(Records with drawing code)
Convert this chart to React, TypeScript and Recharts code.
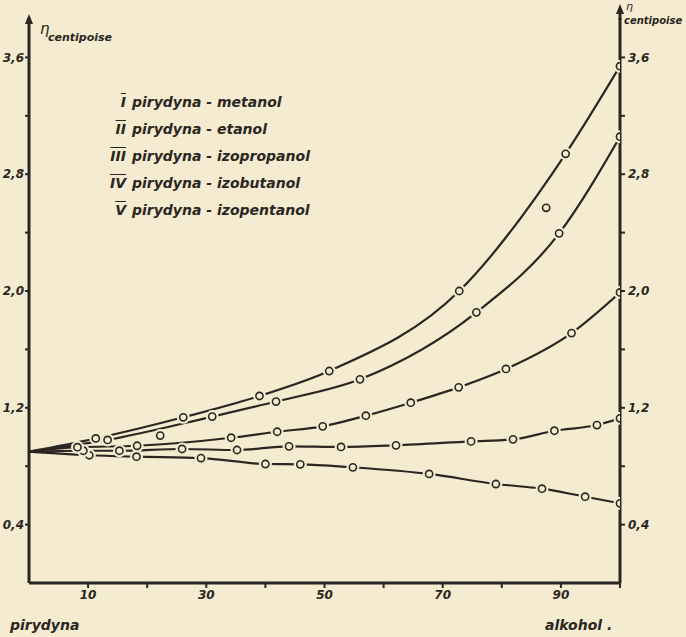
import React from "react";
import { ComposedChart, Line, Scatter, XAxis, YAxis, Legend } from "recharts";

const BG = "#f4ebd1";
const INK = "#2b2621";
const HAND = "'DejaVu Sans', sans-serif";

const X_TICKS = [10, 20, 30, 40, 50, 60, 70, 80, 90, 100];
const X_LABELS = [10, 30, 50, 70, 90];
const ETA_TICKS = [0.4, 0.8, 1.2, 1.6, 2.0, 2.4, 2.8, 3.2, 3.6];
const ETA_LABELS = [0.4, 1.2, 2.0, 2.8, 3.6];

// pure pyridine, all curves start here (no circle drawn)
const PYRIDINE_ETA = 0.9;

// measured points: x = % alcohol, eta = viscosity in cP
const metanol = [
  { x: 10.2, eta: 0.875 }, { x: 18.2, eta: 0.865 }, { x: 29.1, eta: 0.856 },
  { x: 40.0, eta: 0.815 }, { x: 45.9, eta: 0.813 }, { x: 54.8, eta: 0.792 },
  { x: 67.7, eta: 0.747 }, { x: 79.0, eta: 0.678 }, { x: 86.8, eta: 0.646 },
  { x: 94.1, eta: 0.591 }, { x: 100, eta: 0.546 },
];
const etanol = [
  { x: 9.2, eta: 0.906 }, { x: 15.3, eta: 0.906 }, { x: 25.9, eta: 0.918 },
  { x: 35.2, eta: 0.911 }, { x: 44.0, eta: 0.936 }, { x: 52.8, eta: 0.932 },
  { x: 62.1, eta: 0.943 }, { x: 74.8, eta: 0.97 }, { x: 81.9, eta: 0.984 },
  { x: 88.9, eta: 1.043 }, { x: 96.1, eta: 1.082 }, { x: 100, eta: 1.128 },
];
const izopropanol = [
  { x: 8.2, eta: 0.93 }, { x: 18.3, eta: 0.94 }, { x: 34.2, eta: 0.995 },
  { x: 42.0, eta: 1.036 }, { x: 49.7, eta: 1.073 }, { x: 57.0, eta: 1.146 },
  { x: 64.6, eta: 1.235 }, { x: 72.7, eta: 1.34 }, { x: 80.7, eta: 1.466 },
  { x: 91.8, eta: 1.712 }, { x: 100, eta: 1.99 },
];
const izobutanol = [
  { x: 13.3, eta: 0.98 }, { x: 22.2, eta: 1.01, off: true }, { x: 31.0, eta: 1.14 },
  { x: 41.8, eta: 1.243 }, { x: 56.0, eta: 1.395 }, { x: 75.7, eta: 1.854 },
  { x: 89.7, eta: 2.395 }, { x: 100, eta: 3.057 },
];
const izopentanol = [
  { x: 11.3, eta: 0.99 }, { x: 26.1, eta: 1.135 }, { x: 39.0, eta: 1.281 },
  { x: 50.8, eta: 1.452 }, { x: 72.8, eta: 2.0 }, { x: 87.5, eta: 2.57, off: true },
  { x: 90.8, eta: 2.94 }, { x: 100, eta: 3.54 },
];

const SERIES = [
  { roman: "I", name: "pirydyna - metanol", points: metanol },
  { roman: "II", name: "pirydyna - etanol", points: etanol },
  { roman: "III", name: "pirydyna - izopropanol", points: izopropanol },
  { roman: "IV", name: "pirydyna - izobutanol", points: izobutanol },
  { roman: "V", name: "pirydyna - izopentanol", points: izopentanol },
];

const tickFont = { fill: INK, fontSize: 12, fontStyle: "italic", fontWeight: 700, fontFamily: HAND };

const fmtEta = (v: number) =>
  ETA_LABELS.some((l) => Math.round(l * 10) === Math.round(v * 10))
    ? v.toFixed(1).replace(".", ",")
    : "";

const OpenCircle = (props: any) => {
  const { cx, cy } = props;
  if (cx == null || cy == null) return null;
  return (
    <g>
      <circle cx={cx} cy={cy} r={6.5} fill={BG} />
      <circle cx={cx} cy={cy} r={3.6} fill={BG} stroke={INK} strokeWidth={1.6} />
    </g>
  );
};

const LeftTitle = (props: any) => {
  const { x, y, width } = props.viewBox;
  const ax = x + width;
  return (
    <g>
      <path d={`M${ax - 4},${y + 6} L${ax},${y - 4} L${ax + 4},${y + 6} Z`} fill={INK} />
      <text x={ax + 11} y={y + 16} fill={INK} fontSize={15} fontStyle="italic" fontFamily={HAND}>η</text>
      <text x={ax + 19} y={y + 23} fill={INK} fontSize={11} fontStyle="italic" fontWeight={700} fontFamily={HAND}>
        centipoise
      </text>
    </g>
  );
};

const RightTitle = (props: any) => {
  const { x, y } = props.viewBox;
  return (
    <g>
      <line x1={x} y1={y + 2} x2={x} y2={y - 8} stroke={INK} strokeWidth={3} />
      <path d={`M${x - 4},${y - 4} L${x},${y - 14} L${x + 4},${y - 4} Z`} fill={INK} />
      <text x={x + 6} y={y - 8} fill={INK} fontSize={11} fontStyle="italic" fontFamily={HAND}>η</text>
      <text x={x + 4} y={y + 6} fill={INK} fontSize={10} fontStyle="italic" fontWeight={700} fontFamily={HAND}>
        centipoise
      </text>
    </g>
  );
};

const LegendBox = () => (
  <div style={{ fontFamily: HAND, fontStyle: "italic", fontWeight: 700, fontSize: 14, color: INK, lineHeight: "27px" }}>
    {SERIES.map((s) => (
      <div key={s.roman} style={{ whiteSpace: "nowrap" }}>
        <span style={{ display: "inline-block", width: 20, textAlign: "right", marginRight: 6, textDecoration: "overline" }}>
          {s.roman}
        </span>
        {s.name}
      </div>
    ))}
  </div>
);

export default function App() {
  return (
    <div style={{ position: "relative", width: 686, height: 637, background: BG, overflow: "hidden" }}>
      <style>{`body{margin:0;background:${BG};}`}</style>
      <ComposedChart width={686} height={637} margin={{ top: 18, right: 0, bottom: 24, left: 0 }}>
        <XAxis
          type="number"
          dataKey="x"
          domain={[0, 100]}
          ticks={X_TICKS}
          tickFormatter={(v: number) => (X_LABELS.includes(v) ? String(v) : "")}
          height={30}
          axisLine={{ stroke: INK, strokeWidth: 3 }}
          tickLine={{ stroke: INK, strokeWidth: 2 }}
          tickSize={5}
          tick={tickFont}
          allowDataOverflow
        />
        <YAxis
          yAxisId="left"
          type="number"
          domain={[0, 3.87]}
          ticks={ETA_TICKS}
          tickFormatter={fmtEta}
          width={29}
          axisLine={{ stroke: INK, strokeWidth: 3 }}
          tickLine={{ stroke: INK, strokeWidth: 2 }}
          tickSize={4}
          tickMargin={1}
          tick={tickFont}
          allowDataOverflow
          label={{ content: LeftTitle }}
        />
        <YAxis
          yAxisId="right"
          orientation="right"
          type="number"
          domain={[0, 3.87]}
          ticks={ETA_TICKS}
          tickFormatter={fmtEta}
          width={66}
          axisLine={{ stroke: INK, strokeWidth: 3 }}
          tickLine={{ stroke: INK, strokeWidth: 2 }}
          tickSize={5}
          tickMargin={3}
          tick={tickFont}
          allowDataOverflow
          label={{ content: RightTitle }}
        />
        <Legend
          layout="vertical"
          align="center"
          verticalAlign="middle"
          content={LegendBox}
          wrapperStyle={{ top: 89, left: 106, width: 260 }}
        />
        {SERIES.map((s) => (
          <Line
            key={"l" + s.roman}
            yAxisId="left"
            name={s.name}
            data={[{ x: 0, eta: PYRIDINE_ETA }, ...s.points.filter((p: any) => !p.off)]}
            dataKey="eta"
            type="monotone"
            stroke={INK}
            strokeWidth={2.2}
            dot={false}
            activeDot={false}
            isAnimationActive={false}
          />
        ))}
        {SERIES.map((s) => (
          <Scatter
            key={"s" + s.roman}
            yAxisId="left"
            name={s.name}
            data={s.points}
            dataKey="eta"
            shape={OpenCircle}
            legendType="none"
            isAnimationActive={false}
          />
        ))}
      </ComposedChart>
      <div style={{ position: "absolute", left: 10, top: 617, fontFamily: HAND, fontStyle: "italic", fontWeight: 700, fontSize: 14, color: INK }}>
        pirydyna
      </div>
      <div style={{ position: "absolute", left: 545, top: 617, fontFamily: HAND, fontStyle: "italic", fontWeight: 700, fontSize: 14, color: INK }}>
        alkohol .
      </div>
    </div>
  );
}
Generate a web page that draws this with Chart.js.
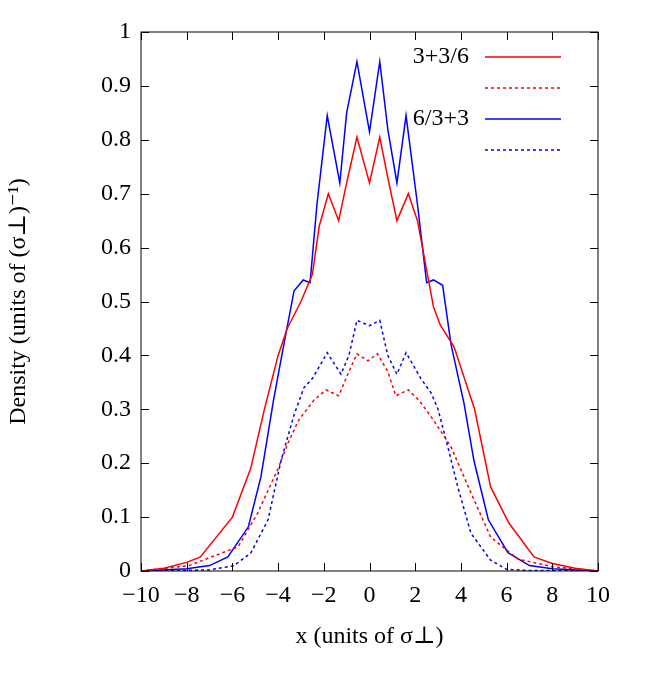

(Work to do): Stop after the line containing "const PYRIDINE_ETA = 0.9;": copy the records exactly from the first line up to there, leaving pictures out.

(Full answer):
Convert this chart to React, TypeScript and Recharts code.
import React from "react";
import { ComposedChart, Line, Scatter, XAxis, YAxis, Legend } from "recharts";

const BG = "#f4ebd1";
const INK = "#2b2621";
const HAND = "'DejaVu Sans', sans-serif";

const X_TICKS = [10, 20, 30, 40, 50, 60, 70, 80, 90, 100];
const X_LABELS = [10, 30, 50, 70, 90];
const ETA_TICKS = [0.4, 0.8, 1.2, 1.6, 2.0, 2.4, 2.8, 3.2, 3.6];
const ETA_LABELS = [0.4, 1.2, 2.0, 2.8, 3.6];

// pure pyridine, all curves start here (no circle drawn)
const PYRIDINE_ETA = 0.9;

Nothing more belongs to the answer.